As multi-ethnic Yugoslavia began to crack in the late 1980s after Tito's death, Slobodan Milosevic was whipping up nationalist fervour among Serbs and his proteges among the academics and writers who spoke of creating a Greater Serbia chose Karadzic as their man in Bosnia.
On the eve of war in 1992, Karadzic warned against plans to declare Bosnia a sovereign state. It would lead the country into hell and perhaps "make the Muslim people disappear, because the Muslims cannot defend themselves if there is war", he said.
War came and Bosnian Serb forces backed by Yugoslavia seized two-thirds of Bosnia, which paid for independence with 100,000 lives.

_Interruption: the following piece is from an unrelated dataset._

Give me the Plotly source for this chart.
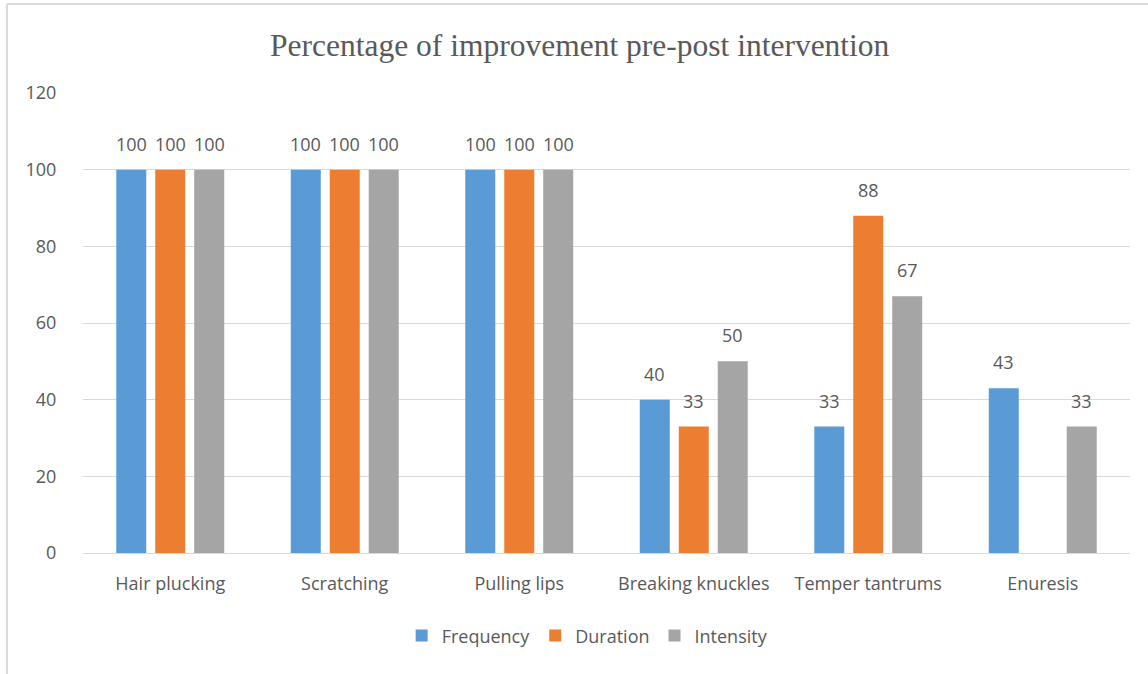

The Hague tribunal first indicted Karadzic in July 1995 for the shooting of unarmed civilians in Sarajevo and taking UN peacekeepers hostage.
He was indicted again four months later for orchestrating the slaughter of 8,000 Muslim men and boys after Serb forces seized the UN's Srebrenica "safe area" in eastern Bosnia.
Karadzic dismissed the tribunal as a "political court" but went underground in 1997, seen by loyalists as a hero hounded by foreign powers.